Search code examples
assemblymachine-codemicroprocessors8-bit

How does a computer distinguish between Data and Instructions?


I watched a video on an 8-bit pc being fed a program - manually, using physics switches.

The fed program was:

MAIN:
    0000 0001 0100     # 0 = LDA [4]
    0001 0010 0101     # 1 = ADD [5]
    0010 0101 0000     # 2 = OUT
    0011 1111 0000     # 3 = HLT

DATA:
    0100 00001110      # 4 = #14
    0101 00011100      # 5 = #28

What I want to know is how the computer, if it does, distinguishes between Data and Instructions, because there are no flags that divide data from instructions.

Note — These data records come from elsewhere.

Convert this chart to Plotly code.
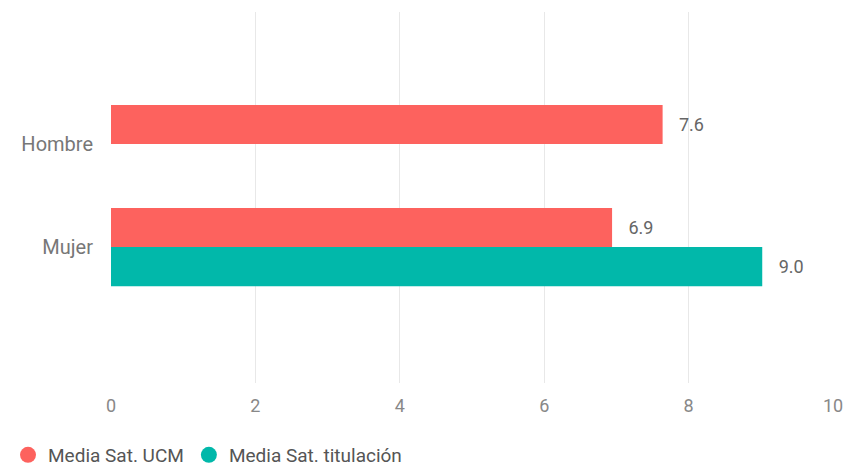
import plotly.graph_objects as go

categories = ["Hombre", "Mujer"]
ucm_values = [7.64, 6.94]
tit_values = [None, 9.02]
series_names = ["Media Sat. UCM", "Media Sat. titulación"]
x_ticks = [0, 2, 4, 6, 8, 10]

RED = "#FD625E"
TEAL = "#01B8AA"

# The page body has an 8px default margin; size the figure to fit the window.
W, H = 843, 458

fig = go.Figure()
for name, vals, color in [(series_names[0], ucm_values, RED), (series_names[1], tit_values, TEAL)]:
    fig.add_trace(go.Bar(
        y=categories, x=vals, orientation="h", name=name,
        marker=dict(color=color, line=dict(width=0)),
        texttemplate="   %{x:.1f}", textposition="outside",
        textfont=dict(family="Roboto", size=18, color="#666666"),
        cliponaxis=False, showlegend=False,
    ))
    fig.add_trace(go.Scatter(
        x=[None], y=[None], mode="markers", name=name,
        marker=dict(symbol="circle", size=16, color=color),
        showlegend=True,
    ))

fig.update_layout(
    width=W, height=H,
    margin=dict(l=103, r=18, t=4, b=83),
    paper_bgcolor="white", plot_bgcolor="white",
    barmode="group", bargap=0.24, bargroupgap=0,
    font=dict(family="Roboto", color="#777777"),
    xaxis=dict(
        range=[0, 10], tickvals=x_ticks, showgrid=True, gridcolor="#E8E8E8",
        gridwidth=1, zeroline=False, showline=False, automargin=False,
        tickfont=dict(size=18, color="#888888"), ticklabelstandoff=10,
    ),
    yaxis=dict(
        type="category", categoryorder="array", categoryarray=categories,
        range=[2.32, -1.282], showgrid=False, zeroline=False, showline=False,
        automargin=False,
        tickfont=dict(size=20, color="#777777"), ticklabelstandoff=17,
    ),
    legend=dict(
        orientation="h", xref="container", yref="container",
        x=-0.0094, y=11 / H, xanchor="left", yanchor="middle",
        font=dict(size=19, color="#555555"), itemwidth=30,
        tracegroupgap=0,
    ),
)

fig.write_html("out.html")
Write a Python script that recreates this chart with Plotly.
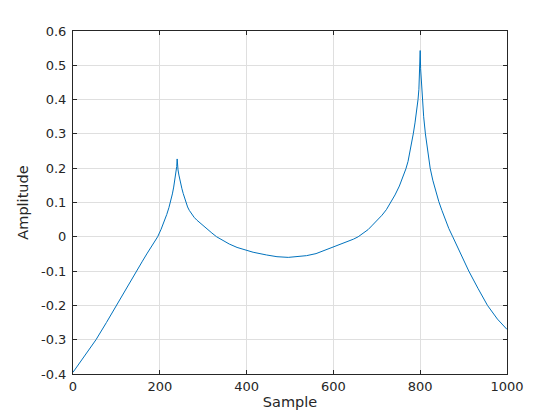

0001 0001 0010 may be interpreted as either:

1 = LDA [2]

or:

1 = #10

Is it because while the program runs, addresses are treated as instructions. but because of the HLT, the program stops executing the memory addresses as if they were instructions, and leaves higher addresses; and then LDA / ADD / SUB etc. treat all locations in memory as binary values.

In that case, would:

0000 0010 0000 be interpreted as:

0 = ADD #32

and not

0 = ADD [ ADD [ ADD [ ADD ...]]]

** While writing this question I realised new things as I was going along

better example:

If the halt wasn't there, would the program work fine, but then keep on going down to the data and interpret as:

0010 0000 1110      # 4 = NOP [14]
0101 0001 1100      # 5 = LDA [12]

If so, would the computer crash 1: because NOP is given an operand, and 2: because memory addresses 12 and 14 are undefined.


Solution

  • You are on the verge of an important realization: data has no meaning without metadata - in order to make sense of a given sequence of bits, there has to be some "knowledge" about how those bits are supposed to be interpreted.

    As far as instructions are concerned, the CPU's instruction set defines the size of each instruction and its accompanying data. Each instruction begins with the opcode, and the following data is typically fixed size (and the size depends on the opcode). Each instruction is executed in order (until a jump instruction is encountered), starting from some initial address that is hardwired into the CPU.

    So if the initial address happens to be the address of the MAIN label, the first opcode the CPU sees will be 0000 0001, and so it will know that it is an LDA instruction, which it knows is supposed to be followed by a four bit number. Whatever follows those four bits is the next instruction.

    What happens if a bad jump instruction is executed later, sending the CPU to the third bit group in your example? (Based on your example, I'm guessing that the CPU operates with four-bit "bytes".) Then indeed, the CPU will mistake 0100 0001 for an opcode and some number of the following bits as the data for that opcode, and things will likely go very wrong.